Exercise>
Restate the records below word for word, and omit the images they hold.
------------------------------
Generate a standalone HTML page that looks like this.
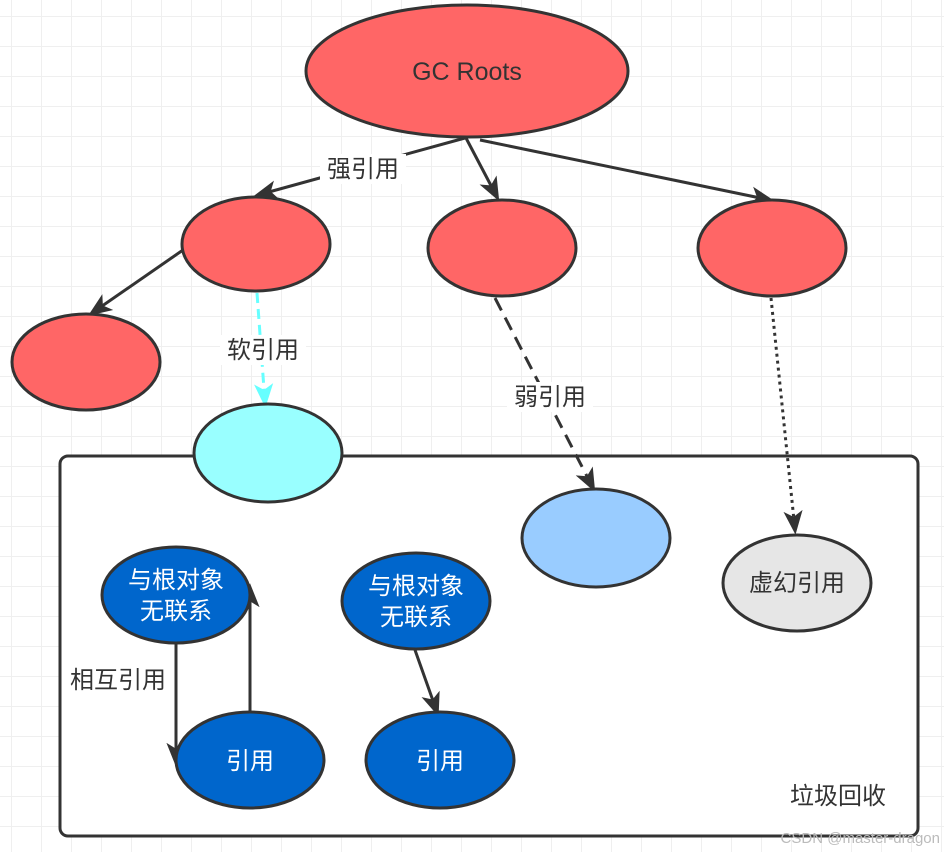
<!DOCTYPE html>
<html><head><meta charset="utf-8"><style>
body{margin:0;width:944px;height:852px;overflow:hidden;background:#fff}
svg text{font-family:"Liberation Sans","Noto Sans CJK SC",sans-serif}
</style></head><body>
<svg width="944" height="852" viewBox="0 0 944 852" xmlns="http://www.w3.org/2000/svg">
<defs>
<pattern id="g" x="11" y="16" width="30" height="30" patternUnits="userSpaceOnUse">
<path d="M0 0H30M0 0V30" stroke="#efefef" stroke-width="2" fill="none"/>
</pattern>
<marker id="a" viewBox="0 0 10 10" refX="8" refY="5" markerWidth="24" markerHeight="24" markerUnits="userSpaceOnUse" orient="auto"><path d="M0 1L10 5L0 9L2.5 5Z" fill="#333"/></marker>
<marker id="ac" viewBox="0 0 10 10" refX="8" refY="5" markerWidth="24" markerHeight="24" markerUnits="userSpaceOnUse" orient="auto"><path d="M0 1L10 5L0 9L2.5 5Z" fill="#66ffff"/></marker>
</defs>
<rect width="944" height="852" fill="url(#g)"/>
<rect x="60" y="456" width="858" height="380" rx="8" fill="#fff" stroke="#333" stroke-width="3"/>
<g stroke="#333" stroke-width="3" fill="none">
<line x1="465" y1="138" x2="258" y2="195" marker-end="url(#a)"/>
<line x1="466" y1="138" x2="497" y2="197" marker-end="url(#a)"/>
<line x1="480" y1="140" x2="770" y2="200" marker-end="url(#a)"/>
<line x1="183" y1="250" x2="92" y2="313" marker-end="url(#a)"/>
<line x1="257" y1="293" x2="265" y2="403" stroke="#66ffff" stroke-dasharray="10 6" marker-end="url(#ac)"/>
<line x1="495" y1="298" x2="593" y2="488" stroke-dasharray="14 8" marker-end="url(#a)"/>
<line x1="771" y1="298" x2="795" y2="530" stroke-dasharray="3 4" marker-end="url(#a)"/>
<line x1="176" y1="643" x2="176" y2="762" marker-end="url(#a)"/>
<line x1="250" y1="712" x2="250" y2="588" marker-end="url(#a)"/>
<line x1="415" y1="650" x2="437" y2="712" marker-end="url(#a)"/>
</g>
<g stroke="#333" stroke-width="3">
<ellipse cx="467" cy="71" rx="161" ry="66" fill="#ff6666"/>
<ellipse cx="256" cy="244" rx="74" ry="47" fill="#ff6666"/>
<ellipse cx="502" cy="248" rx="74" ry="48" fill="#ff6666"/>
<ellipse cx="772" cy="248" rx="74" ry="48" fill="#ff6666"/>
<ellipse cx="86" cy="362" rx="74" ry="48" fill="#ff6666"/>
<ellipse cx="268" cy="453" rx="74" ry="49" fill="#99ffff"/>
<ellipse cx="596" cy="538" rx="74" ry="49" fill="#99ccff"/>
<ellipse cx="797" cy="583" rx="74" ry="48" fill="#e6e6e6"/>
<ellipse cx="176" cy="595" rx="74" ry="48" fill="#0066cc"/>
<ellipse cx="416" cy="601" rx="74" ry="48" fill="#0066cc"/>
<ellipse cx="250" cy="760" rx="74" ry="48" fill="#0066cc"/>
<ellipse cx="440" cy="760" rx="74" ry="48" fill="#0066cc"/>
</g>
<g font-size="24" text-anchor="middle">
<text x="467" y="80" fill="#333" font-size="25">GC Roots</text>
<rect x="320" y="154" width="86" height="30" fill="#fff"/>
<text x="363" y="177" fill="#333">强引用</text>
<rect x="220" y="335" width="86" height="30" fill="#fff"/>
<text x="263" y="358" fill="#333">软引用</text>
<rect x="507" y="382" width="86" height="30" fill="#fff"/>
<text x="550" y="405" fill="#333">弱引用</text>
<text x="797" y="591" fill="#333">虚幻引用</text>
<text x="176" y="588" fill="#fff">与根对象</text>
<text x="176" y="619" fill="#fff">无联系</text>
<text x="416" y="594" fill="#fff">与根对象</text>
<text x="416" y="625" fill="#fff">无联系</text>
<text x="250" y="769" fill="#fff">引用</text>
<text x="440" y="769" fill="#fff">引用</text>
<text x="118" y="688" fill="#333">相互引用</text>
<text x="838" y="804" fill="#333">垃圾回收</text>
</g>
<text x="940" y="843" font-size="15" fill="#bbb" text-anchor="end">CSDN @master-dragon</text>
</svg>
</body></html>
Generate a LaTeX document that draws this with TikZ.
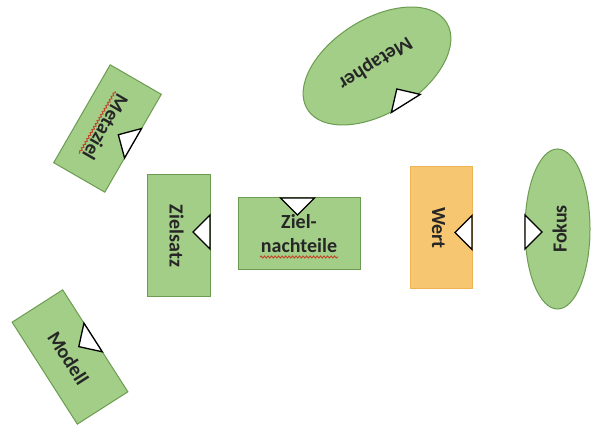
------------------------------
Result of the task>
Generate a standalone HTML page that looks like this.
<!DOCTYPE html>
<html><head><meta charset="utf-8"><style>
body{margin:0;width:944px;height:852px;overflow:hidden;background:#fff}
svg text{font-family:"Liberation Sans","Noto Sans CJK SC",sans-serif}
</style></head><body>
<svg width="944" height="852" viewBox="0 0 944 852" xmlns="http://www.w3.org/2000/svg">
<defs>
<pattern id="g" x="11" y="16" width="30" height="30" patternUnits="userSpaceOnUse">
<path d="M0 0H30M0 0V30" stroke="#efefef" stroke-width="2" fill="none"/>
</pattern>
<marker id="a" viewBox="0 0 10 10" refX="8" refY="5" markerWidth="24" markerHeight="24" markerUnits="userSpaceOnUse" orient="auto"><path d="M0 1L10 5L0 9L2.5 5Z" fill="#333"/></marker>
<marker id="ac" viewBox="0 0 10 10" refX="8" refY="5" markerWidth="24" markerHeight="24" markerUnits="userSpaceOnUse" orient="auto"><path d="M0 1L10 5L0 9L2.5 5Z" fill="#66ffff"/></marker>
</defs>
<rect width="944" height="852" fill="url(#g)"/>
<rect x="60" y="456" width="858" height="380" rx="8" fill="#fff" stroke="#333" stroke-width="3"/>
<g stroke="#333" stroke-width="3" fill="none">
<line x1="465" y1="138" x2="258" y2="195" marker-end="url(#a)"/>
<line x1="466" y1="138" x2="497" y2="197" marker-end="url(#a)"/>
<line x1="480" y1="140" x2="770" y2="200" marker-end="url(#a)"/>
<line x1="183" y1="250" x2="92" y2="313" marker-end="url(#a)"/>
<line x1="257" y1="293" x2="265" y2="403" stroke="#66ffff" stroke-dasharray="10 6" marker-end="url(#ac)"/>
<line x1="495" y1="298" x2="593" y2="488" stroke-dasharray="14 8" marker-end="url(#a)"/>
<line x1="771" y1="298" x2="795" y2="530" stroke-dasharray="3 4" marker-end="url(#a)"/>
<line x1="176" y1="643" x2="176" y2="762" marker-end="url(#a)"/>
<line x1="250" y1="712" x2="250" y2="588" marker-end="url(#a)"/>
<line x1="415" y1="650" x2="437" y2="712" marker-end="url(#a)"/>
</g>
<g stroke="#333" stroke-width="3">
<ellipse cx="467" cy="71" rx="161" ry="66" fill="#ff6666"/>
<ellipse cx="256" cy="244" rx="74" ry="47" fill="#ff6666"/>
<ellipse cx="502" cy="248" rx="74" ry="48" fill="#ff6666"/>
<ellipse cx="772" cy="248" rx="74" ry="48" fill="#ff6666"/>
<ellipse cx="86" cy="362" rx="74" ry="48" fill="#ff6666"/>
<ellipse cx="268" cy="453" rx="74" ry="49" fill="#99ffff"/>
<ellipse cx="596" cy="538" rx="74" ry="49" fill="#99ccff"/>
<ellipse cx="797" cy="583" rx="74" ry="48" fill="#e6e6e6"/>
<ellipse cx="176" cy="595" rx="74" ry="48" fill="#0066cc"/>
<ellipse cx="416" cy="601" rx="74" ry="48" fill="#0066cc"/>
<ellipse cx="250" cy="760" rx="74" ry="48" fill="#0066cc"/>
<ellipse cx="440" cy="760" rx="74" ry="48" fill="#0066cc"/>
</g>
<g font-size="24" text-anchor="middle">
<text x="467" y="80" fill="#333" font-size="25">GC Roots</text>
<rect x="320" y="154" width="86" height="30" fill="#fff"/>
<text x="363" y="177" fill="#333">强引用</text>
<rect x="220" y="335" width="86" height="30" fill="#fff"/>
<text x="263" y="358" fill="#333">软引用</text>
<rect x="507" y="382" width="86" height="30" fill="#fff"/>
<text x="550" y="405" fill="#333">弱引用</text>
<text x="797" y="591" fill="#333">虚幻引用</text>
<text x="176" y="588" fill="#fff">与根对象</text>
<text x="176" y="619" fill="#fff">无联系</text>
<text x="416" y="594" fill="#fff">与根对象</text>
<text x="416" y="625" fill="#fff">无联系</text>
<text x="250" y="769" fill="#fff">引用</text>
<text x="440" y="769" fill="#fff">引用</text>
<text x="118" y="688" fill="#333">相互引用</text>
<text x="838" y="804" fill="#333">垃圾回收</text>
</g>
<text x="940" y="843" font-size="15" fill="#bbb" text-anchor="end">CSDN @master-dragon</text>
</svg>
</body></html>
Generate a LaTeX document that draws this with TikZ.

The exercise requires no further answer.